A class designed to manage instances of Large Language Models (LLMs) in GGUF format.

public sealed class LLM : IDisposable
Inheritance
LLM
Implements
Inherited Members

Constructors

LLM(string, DeviceConfiguration, LoadingOptions, ModelLoadingProgressCallback)

Creates an instance of the Model class from a file.

LLM(Uri, string, DeviceConfiguration, LoadingOptions, ModelDownloadingProgressCallback, ModelLoadingProgressCallback)

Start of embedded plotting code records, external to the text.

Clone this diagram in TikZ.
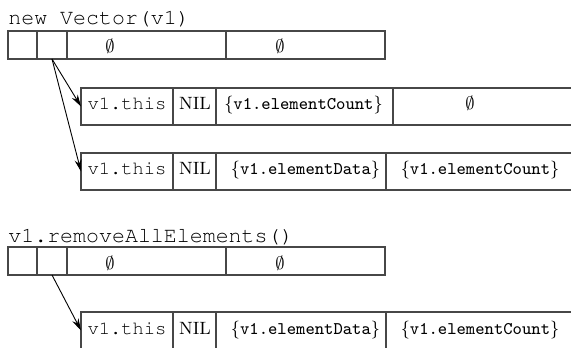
\documentclass[tikz,border=0pt]{standalone}
\usepackage[T1]{fontenc}
\usepackage{fontspec}
\newcommand\mycour{\fontencoding{T1}\fontfamily{pcr}\selectfont}
\usetikzlibrary{arrows.meta}
\begin{document}
\begin{tikzpicture}[x=0.5pt,y=-0.5pt,
  cell/.style={draw=black!72, line width=0.55pt, inner sep=0pt, outer sep=0pt,
    anchor=north west, minimum width=#1*0.5pt},
  arr/.style={cell=#1, minimum height=14pt},
  rec/.style={cell=#1, minimum height=18.5pt},
  title/.style={anchor=base west, inner sep=0pt, font=\fontsize{10.8}{12}\mycour},
  txt/.style={anchor=base, inner sep=0pt, font=\fontsize{8.9}{10}\selectfont},
  cou/.style={anchor=base, inner sep=0pt, font=\fontsize{9.4}{11}\mycour},
  ptr/.style={draw=black, line width=0.45pt, -{Stealth[length=6pt,width=3.4pt]}}]
\useasboundingbox (0,0) rectangle (571,347);
\clip (0,0) rectangle (571,347);

% ---------- new Vector(v1) ----------
\node[title] (t1) at (8,25) {new Vector(v1)};
\node[arr=29]  (a1) at (8,31)   {};
\node[arr=30]  (a2) at (37,31)  {};
\node[arr=159] (a3) at (67,31)  {};
\node[arr=159] (a4) at (226,31) {};
\node[txt] (e1) at (110,53) {$\emptyset$};
\node[txt] (e2) at (280,53) {$\emptyset$};

% record 1
\node[rec=92]  (r1a) at (81,88)  {};
\node[rec=43]  (r1b) at (173,88) {};
\node[rec=177] (r1c) at (216,88) {};
\node[rec=220] (r1d) at (393,88) {};
\node[cou] (r1at) at (127,110) {v1.this};
\node[txt] (r1bt) at (195,110) {NIL};
\node[txt] (r1ct) at (303.5,110) {\{\texttt{v1.elementCount}\}};
\node[txt] (r1dt) at (470,110) {$\emptyset$};

% record 2
\node[rec=92]  (r2a) at (81,153)  {};
\node[rec=43]  (r2b) at (173,153) {};
\node[rec=170] (r2c) at (216,153) {};
\node[rec=220] (r2d) at (386,153) {};
\node[cou] (r2at) at (127,175) {v1.this};
\node[txt] (r2bt) at (195,175) {NIL};
\node[txt] (r2ct) at (305.5,175) {\{\texttt{v1.elementData}\}};
\node[txt] (r2dt) at (480,175) {\{\texttt{v1.elementCount}\}};

\draw[ptr] (a2.south) -- (r1a.west);
\draw[ptr] (a2.south) -- (r2a.west);

% ---------- v1.removeAllElements() ----------
\node[title] (t2) at (8,242) {v1.removeAllElements()};
\node[arr=29]  (b1) at (8,247)   {};
\node[arr=30]  (b2) at (37,247)  {};
\node[arr=159] (b3) at (67,247)  {};
\node[arr=159] (b4) at (226,247) {};
\node[txt] (f1) at (110,269) {$\emptyset$};
\node[txt] (f2) at (280,269) {$\emptyset$};

% record 3
\node[rec=92]  (r3a) at (81,312)  {};
\node[rec=43]  (r3b) at (173,312) {};
\node[rec=170] (r3c) at (216,312) {};
\node[rec=220] (r3d) at (386,312) {};
\node[cou] (r3at) at (127,334) {v1.this};
\node[txt] (r3bt) at (195,334) {NIL};
\node[txt] (r3ct) at (305.5,334) {\{\texttt{v1.elementData}\}};
\node[txt] (r3dt) at (480,334) {\{\texttt{v1.elementCount}\}};

\draw[ptr] (b2.south) -- (r3a.west);
\end{tikzpicture}
\end{document}
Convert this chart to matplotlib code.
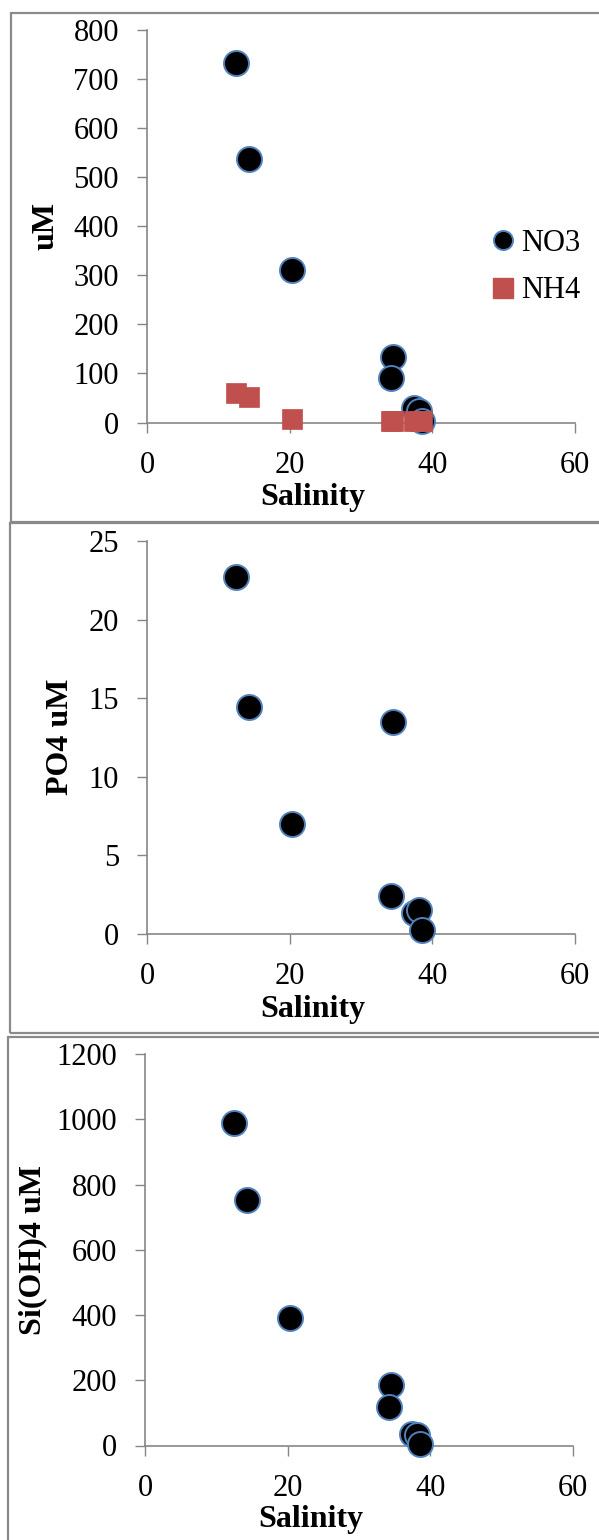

Creates an instance of the Model class from a System.Uri object.

Properties

Architecture

Retrieves the architecture type of the model. Ie: 'llama', 'bert', 'phi'...

ChatTemplateFormat

Retrieves or sets the format of the model chat template as detected by LMKit.

ContextLength

Gets the context size the model was trained on.

Description

Specifies the model description.

EmbeddingSize

Gets the dimension of embedding vectors produced by the model.

GpuLayerCount

Gets the count of layers that have been previously loaded into the VRAM (Video Random Access Memory) or GPU (Graphics Processing Unit) memory.

IsEmbeddingModel

Indicates whether the model primarily functions as an embedding model.

LayerCount

Specifies the number of input layers in the model.

MainGpu

Gets the GPU used for scratch and small tensors.

ModelMetadata

Specifies metadata keys in the model.

ModelPath

Gets the path of the model's file.

ModelType

Gets the precision of the model input tensors.

Name

Specifies the model name.

ParameterCount

Gets the number of parameters of the model.

RopeAlgorithm

Gets the type of rope algorithm used for positional encoding in the model.

RopeFreqScaleTrain

Gets the RoPE frequency scaling factor used for training the rope positional encoding in the model.

Size

Gets the model size, in bytes.

Vocabulary

Gets the model's vocabulary handler, offering tokenization features.

Methods

ApplyLoraAdapter(LoraAdapterSource, int)

Applies a Low-Rank Adaptation (LoRA) transformation to the model weights using parameters from a LoraAdapterSource instance. This method adjusts the model weights dynamically based on the adaptation parameters provided in the LoraAdapterSource.

ApplyLoraAdapter(string, float, int)

Applies a Low-Rank Adaptation (LoRA) transformation to the model weights using parameters from a specified file. This method adjusts the model weights dynamically based on the adaptation parameters provided in the file.

ClearCache()

Removes all cached resources linked to this model instance from memory.

Dispose()

Ensures the release of this instance and the complete removal of all associated unmanaged resources.

GetDefaultModelStoragePath()

Retrieves the default storage path for model files within the application's data directory.

ValidateFormat(string, bool)

Validates the model file to ensure it conforms to the GGUF format, including its header and overall structure.